What will happen in the United States when tapering and quantitative easing come to an end? How high could interest rates rise? Could interest rates move up from 3% per annum to 3% per quarter, revisiting the levels of 1981? When the yield on US 10-year Treasuries hit 15.84% in 1981, as seen in the chart below, mortgage rates hit 18.63%. And it was not uncommon during this time for home loans to be as high as 20%! Imagine a 20% APR on your mortgage. This would make a standard $3,000 monthly payment of 2014 rise to $12,000 per month. There are eerie parallels today with the experience of World War II when the yield on US 10-year bonds also fell below 3%. Bond yields had fallen below 3% in 1933 as a consequence of the Great Depression, but the government kept interest rates below 3% until the 1950s to reduce the cost of funding World War II. The Treasury pledged to keep the interest rate on Treasury bills at 0.375% or below while the United States was at war. Interest rate repression is nothing new for the Fed.

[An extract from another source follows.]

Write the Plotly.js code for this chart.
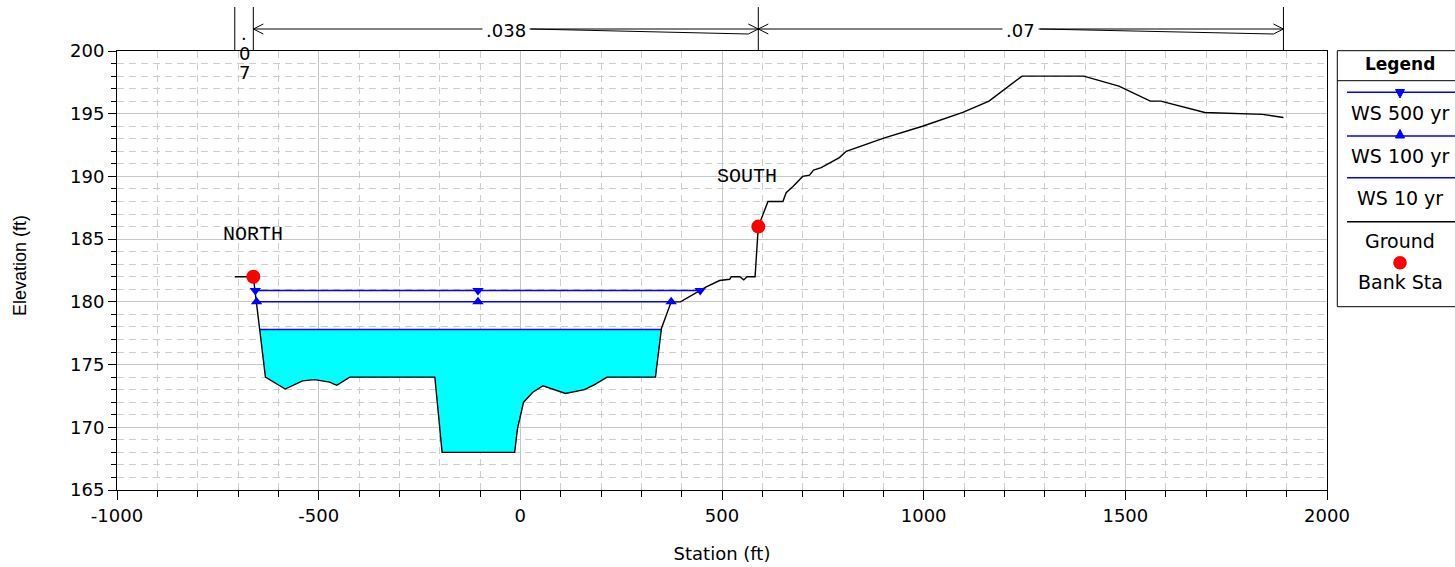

The problem with the Fed’s World War II policies was that interest rate repression eventually led to inflation of 14% in 1947 and 8% in 1948, making real interest rates negative. To stop this, the Fed put pressure on the Treasury to allow interest rates to rise to their market level, which the Treasury finally did in 1951. As you can see in the graph above, interest rates rose for the next thirty years.  

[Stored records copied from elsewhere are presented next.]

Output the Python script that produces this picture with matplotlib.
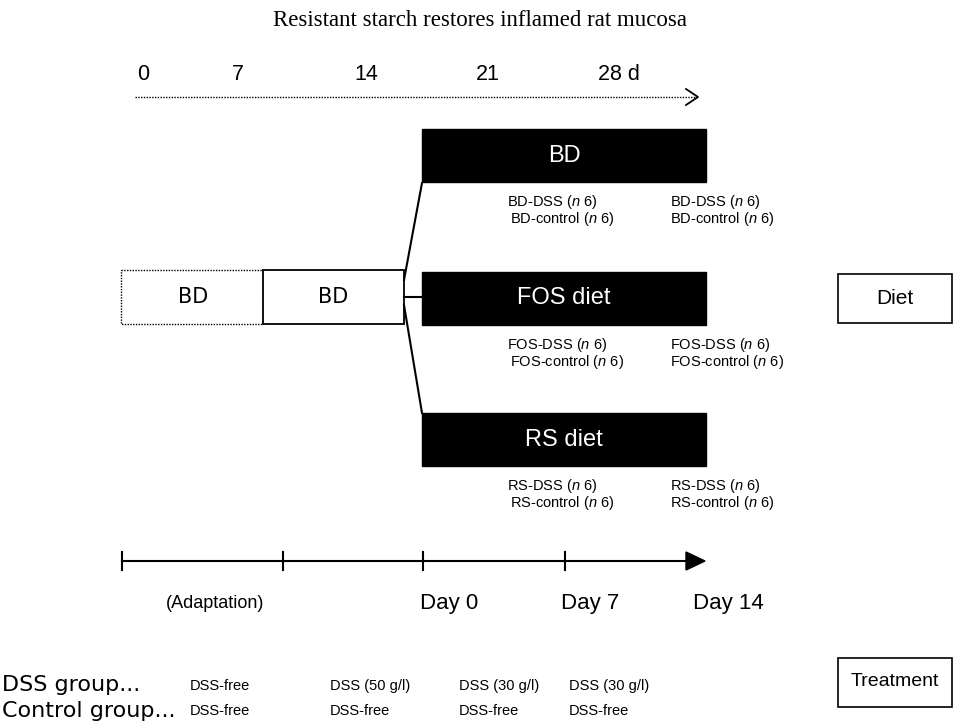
import matplotlib
matplotlib.use("Agg")
import matplotlib.pyplot as plt
from matplotlib.patches import Rectangle, Polygon

plt.rcParams['font.family'] = ['Liberation Sans', 'DejaVu Sans']
plt.rcParams['mathtext.fontset'] = 'custom'
plt.rcParams['mathtext.it'] = 'Liberation Sans:italic'
plt.rcParams['mathtext.rm'] = 'Liberation Sans'

# ---- data ----
title = "Resistant starch restores inflamed rat mucosa"
top_days = ["0", "7", "14", "21", "28 d"]
diets = ["BD", "FOS diet", "RS diet"]
group_prefix = ["BD", "FOS", "RS"]
n_per_group = [6, 6, 6]
adapt_labels = ["BD", "BD"]
bottom_labels = ["(Adaptation)", "Day 0", "Day 7", "Day 14"]
row_names = ["DSS group...", "Control group..."]
dss_row = ["DSS-free", "DSS (50 g/l)", "DSS (30 g/l)", "DSS (30 g/l)"]
ctrl_row = ["DSS-free", "DSS-free", "DSS-free", "DSS-free"]
legend_boxes = ["Diet", "Treatment"]

fig = plt.figure(figsize=(9.59, 7.22), dpi=100)
ax = fig.add_axes([0, 0, 1, 1])
ax.set_xlim(0, 959)
ax.set_ylim(722, 0)
ax.axis('off')

# title
ax.text(480, 20, title, ha='center', va='center', fontsize=16.5,
        family='Liberation Serif')

# top timeline
top_x = [143, 238, 366, 488, 610]
for x, lab in zip(top_x, top_days):
    if lab.endswith(" d"):
        ax.text(x - 12, 75, lab, ha='left', va='center', fontsize=15.5)
    else:
        ax.text(x, 75, lab, ha='center', va='center', fontsize=15.5)
ax.plot([135, 697], [97, 97], color='black', lw=1.0, ls=(0, (1, 1)))
ax.plot([686, 698, 686], [89, 97, 105], color='black', lw=1.3)

# diet boxes
box_y = [129, 272, 413]
box_h = 53
for y, d, pre, n in zip(box_y, diets, group_prefix, n_per_group):
    ax.add_patch(Rectangle((422, y), 284, box_h, facecolor='black', edgecolor='black'))
    ax.text(564, y + box_h / 2, d, ha='center', va='center', color='white', fontsize=17)
    ty = y + box_h + 20
    for cx in (507, 670):
        ax.text(cx, ty, f"{pre}-DSS ($\\mathit{{n}}$ {n})", ha='left', va='center', fontsize=10.5)
        ax.text(cx + (3 if cx == 507 else 0), ty + 17, f"{pre}-control ($\\mathit{{n}}$ {n})",
                ha='left', va='center', fontsize=10.5)

# adaptation boxes
ax.add_patch(Rectangle((121, 270), 142, 54, facecolor='white', edgecolor='black',
                       lw=1.0, ls=(0, (1, 1))))
ax.add_patch(Rectangle((263, 270), 141, 54, facecolor='white', edgecolor='black', lw=1.3))
ax.text(193, 297, adapt_labels[0], ha='center', va='center', fontsize=15, family='DejaVu Sans')
ax.text(333, 297, adapt_labels[1], ha='center', va='center', fontsize=15, family='DejaVu Sans')

# fan lines
ax.plot([404, 422], [280, 183], color='black', lw=1.5)
ax.plot([404, 422], [297, 297], color='black', lw=1.5)
ax.plot([404, 422], [305, 413], color='black', lw=1.5)

# legend boxes
ax.add_patch(Rectangle((838, 274), 114, 49, facecolor='white', edgecolor='black', lw=1.2))
ax.text(895, 298, legend_boxes[0], ha='center', va='center', fontsize=15)
ax.add_patch(Rectangle((838, 658), 114, 49, facecolor='white', edgecolor='black', lw=1.2))
ax.text(895, 682, legend_boxes[1], ha='center', va='center', fontsize=14)

# bottom timeline
tick_x = [122, 283, 423, 565]
ax.plot([122, 690], [561, 561], color='black', lw=1.5)
ax.add_patch(Polygon([[686, 552], [705, 561], [686, 570]], closed=True, color='black'))
for x in tick_x:
    ax.plot([x, x], [552, 570], color='black', lw=1.5)
bl_x = [215, 449, 590, 728]
bl_size = [13, 16, 16, 16]
for x, lab, s in zip(bl_x, bottom_labels, bl_size):
    ax.text(x, 603, lab, ha='center', va='center', fontsize=s)

# bottom rows
ax.text(2, 685, row_names[0], ha='left', va='center', fontsize=16, family='DejaVu Sans')
ax.text(2, 711, row_names[1], ha='left', va='center', fontsize=16, family='DejaVu Sans')
col_x = [190, 330, 459, 569]
for x, a, b in zip(col_x, dss_row, ctrl_row):
    ax.text(x, 686, a, ha='left', va='center', fontsize=10.5)
    ax.text(x, 711, b, ha='left', va='center', fontsize=10.5)

fig.savefig("out.png", dpi=100)
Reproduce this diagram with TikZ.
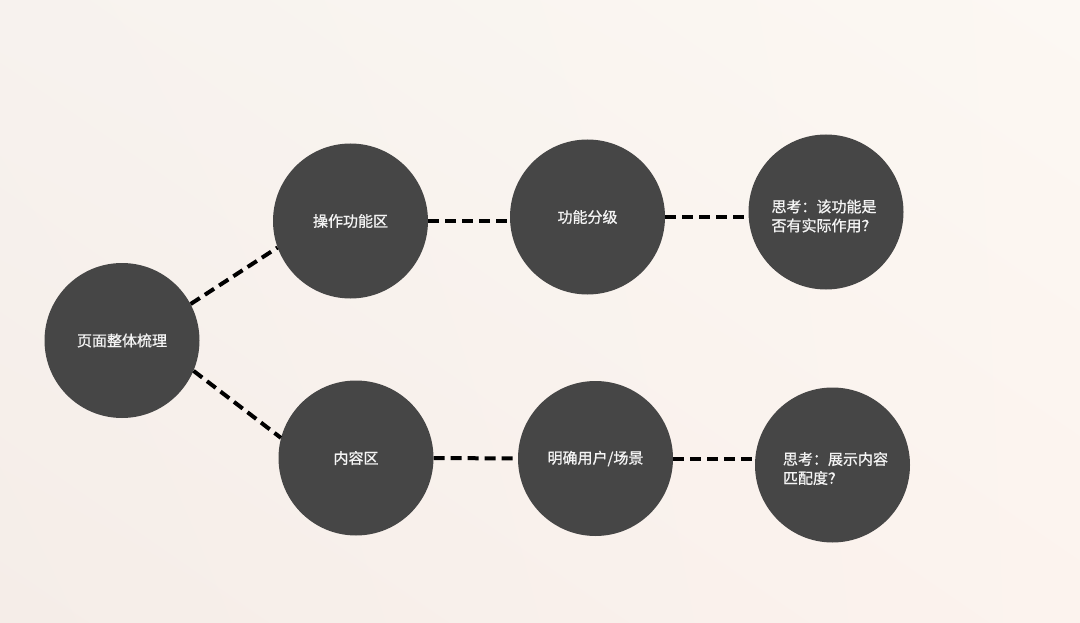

What about a 3% per month increase in interest rates? That works out to 42% per annum. Although interest rates have never been that high in the United States, they have hit those levels in other countries. The yields on 3-year bonds in Mexico were over 50% back in the 1990s as is illustrated below. Other countries, such as Argentina, Brazil and Chile (the ABCs of hyperinflation) have seen similar interest rate levels.